My problem is that the activation does not work as expected. When used as part of a neural network, it fails to learn. I am compraing the equations with another implementation and the calculations seem to be correct. My gradcheck output looks like this:


Looks like there is a sign mismatch. Can anyone please tell me if I am missing any properties in my implementation? Or if I need to take any additional care for handling the gradients?
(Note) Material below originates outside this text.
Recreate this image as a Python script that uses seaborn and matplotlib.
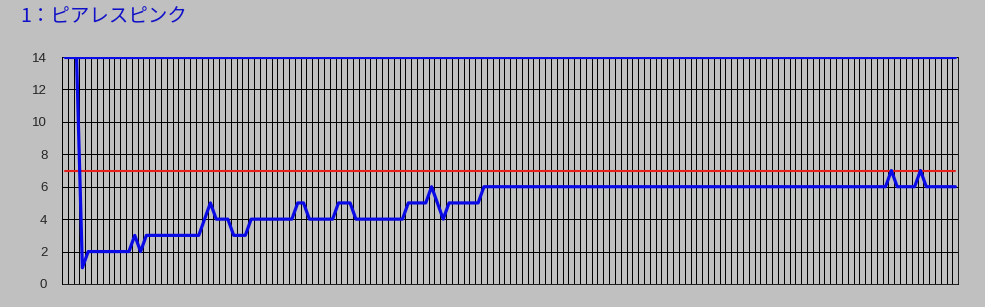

This might be a useful read if you’re dealing with derivatives involving complex numbers Autograd mechanics — PyTorch 2.5 documentation

1 Like

Thank you very much for the resource. It is valuable. I understand that the computation of derivatives of funcitons of complex numbers is different from how it is done in the reference package that I was using. For now, from my initial understanding, I made a quick fix to my derivatives which works but I do not know why. I need to do that derivations myself following this guide that you shared. I will mark your comment as the solution so that the topic can be closed. Thank you again.

After going through pytorch’s gradient computations I see that the gradient that should be returned by this layer is not:

(grad_Z*df_dRe).real - 1j*(grad_Z*df_dIm).real

but,

torch.conj(grad_Z) * 0.5 * (df_dRe + 1j * df_dIm) + grad_Z * 0.5 * torch.conj(df_dRe - 1j * df_dIm)

However, as the function used in forward computation is derivable and as it can be written using only pytorch ops, a custom backward implementation is not really necessary in this case.